I have actually felt this cleansing take place in revival meetings. At first, a thick and heavy spiritual atmosphere envelopes the room. The presence of God weighs on your heart, pressing you into contact with God. Then, in the gaze of God’s holy eyes, you feel naked and exposed. You can’t hide your sin anymore. It’s all around you, like the flying debris of a tornado. As you confess your sins and repent before the flaming eyes of Jesus, the work of the cross is completed in you. Death to sin is applied to your heart. Chains of bondage fall off. Addictions and demonic strongholds crumble by the power of God. And you are cleansed.

4.     Thunder and Lightning Characterize Both a Tornado and a Revival

In an atmosphere of revival, the thunder of God’s voice terrorizes a sinner’s heart. His Word strikes like lightning, penetrating the heart so deeply that it arrests the attention of even those who typically reject the gospel or refuse to obey God.

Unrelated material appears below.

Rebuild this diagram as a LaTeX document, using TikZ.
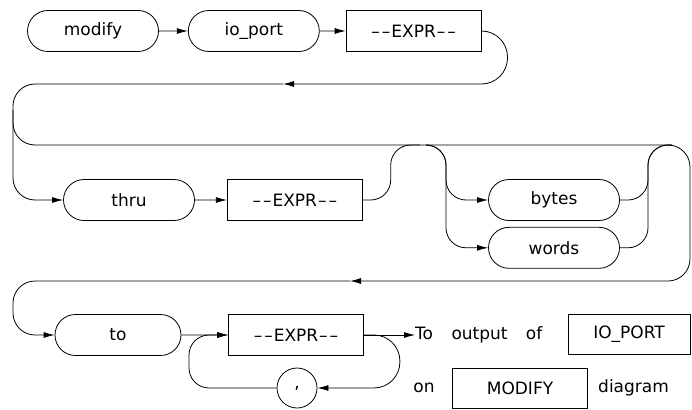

The Holy Spirit so grips their hearts that they are open to instruction. Hardened hearts literally melt like wax before a flame. Humiliation, confession and the turning from sin follow, crushing sin like a steamroller flattens a grape. Then, in a flash, freedom rushes in like a flooding river, liberating the heart from areas of sin it has battled for years.

A so-called revival, in which the lightning of God’s truth hits no one, is a sham. Such revivals don’t bring rain or cleanse the atmosphere of malaria.

In true revival, the Lord hurls red-hot thunderbolts on religious sin, searing hypocrisy, dead orthodoxy and modern-day Pharisaism.  Powerless to cleanse the heart of sin, they cannot coexist with the genuine power of God.

Many Christians forget that the Lamb of God is also the Lion of the tribe of Judah. “Do not think that I came to bring peace on the earth;” Jesus told His disciples, “I did not come to bring peace, but a sword” (Matthew 10:34). A sword will cut sin out of the heart and break every yoke in our lives (Isaiah 58:6).

Although Jesus meets the weeping, repentant sinner with overflowing mercy, He attacks the unrepentant sinner with the fury of a hungry lion. He devours all prey, be it religious or moral sin.